You’ve said that later volumes in official APs tend to use more high-threat encounters than earlier ones. I wonder if this is in response to the party’s expected composition and itemization. You’ve also suggested that not having the runes makes combat feel like it does at lower levels. What that says to me is maybe a party with striking runes should be treated as a higher level for encounter building.
I've been under the impression that's, in practice, already baked into encounter design, but it can be nothing more than an impression. My personal feeling is that the earlier official APs were simply distorted by the writers subconsciously keeping the lessons from D&D3e/PF1e and thus choosing more high-threat encounters reflexively. (This is separate from the problem you mention of groups that don't engage with the tactical mechanics as strongly as is assumed; it seems to me that any encounter generation method is going to have to assume things one way or another when the mechanics actually reward doing so).
I'm saying that I have only found Extreme encounters in later books, not in earlier. (Meaning books 4-6 of a given AP)
My own theory is that this because the game slowly tilts the balance in favor of the characters. I'm basing this on two things:
1) the book specifically says Difficulty Classes become easier as you level up. I'm thinking this hints towards a general trend.
2) experience. The heroes feel noticeably more competent and powerful vs level-appropriate foes at high level. At level 15, the Fighter and Cleric got the Scare to Death ability, meaning they can reliably one-shot any foe not shielded by Incapacitation. Level -2 creatures truly are mooks now, whereas at low level, they felt more like the characters equals.
Case in point: the Barbarian just now defeated an opponent of her own level (16) in single combat, something that would be nearly unthinkable at low level. Granted, this Barbarian is probably the game's most extreme damage-dealer there is - I'm not confident any other character could have pulled that off. And the player wasn't exactly unlucky with the dice. And it was a very close call - she sports, what, 230 hp with rage hp, and ended the duel at well below 50 hp. Yadda yadda - doesn't change the fact she pulled it off - she did defeat a named level 16 NPC all by herself, me as the GM holding nothing back: that NPC even "cheated" by biting her before the duel started, inflicting an Enfeebled condition that lasted throughout the fight.
So no, I can't say I think the party's composition plays a role here. I mean, I don't think Paizo expects that to change as heroes level up. (Are you thinking of my half-joking suggestion any Wizard player first roll up a warrior and only at double-digit level switches over to the wizard?)
Itemization: well, I feel confident the game is balanced on the assumption the treasure guidelines are followed, so... Yes, the heroes have access to striking runes and whatnot. I'm basically giving them what the adventure says to give them.

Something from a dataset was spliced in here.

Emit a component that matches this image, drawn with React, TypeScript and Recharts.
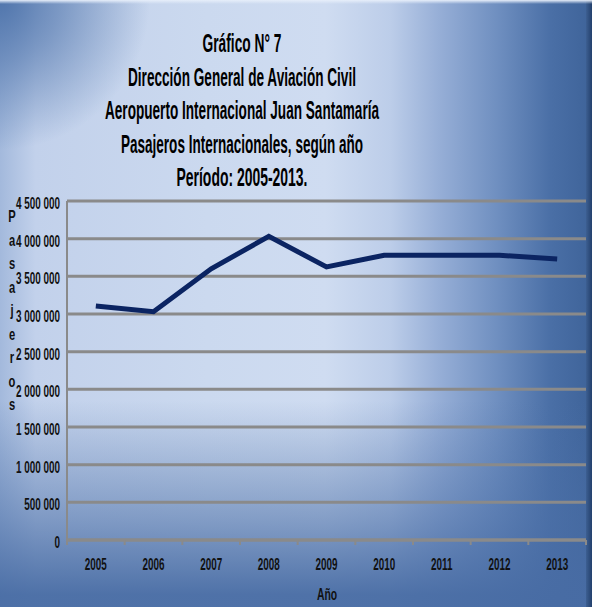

What I'm saying is that I imagine that if this exact party were deprived of their fundamental runes, then monsters would revert to their earlier role. This is because if heroes start to find it easier to hit and damage foes because the overall balance auto-shifts in their favor, removing the potency and striking runes will make the game balance fall back into its earlier state. I don't see any indication that parties with striking runes are meant to be considered non-standard.
"earlier official APs were simply distorted by the writers" I honestly feel they were just following directions = the encounter-building guidelines of the Core Rulebook (page 488-489).
That is, I don't blame the adventure writers. If anyone is to blame, it's the CRB writers. Those guidelines are
very harsh on level 1 heroes. I can easily see value in adding a bit more sophistication to those rules - essentially saying they work best for levels 7-14 (very roughly).
At levels 1-6 you might want to treat encounters as one category more difficult (so that in place of a Severe encounter, you merely place a Moderate one).
The biggest beneficiary of this would easily be level 1 adventurers playing by newcomers to the game, exactly the kind of player you don't want to scare away by repeatedly killing off her character! But even veteran gamers at level~5 would, I think, be only grateful... And at levels 15-20 you can treat encounters as one category less difficult (so in place of a Severe encounter, you can go ahead and pitch an Extreme one).
Not saying this advice is scientifically perfect. But it would mean that newcomers would have a better time, since they invariably start at low level. And it would also mean that the tendency I'm spotting in the official APs gets written into the guidelines (=they already do pitch Extreme ones where a Severe one would have been used in earlier installments). Note: I'm not saying you should double dip - which you will if you upgrade the written AP encounters. I'm talking about enshrining the encounter guidelines the AP writers seemingly already follow.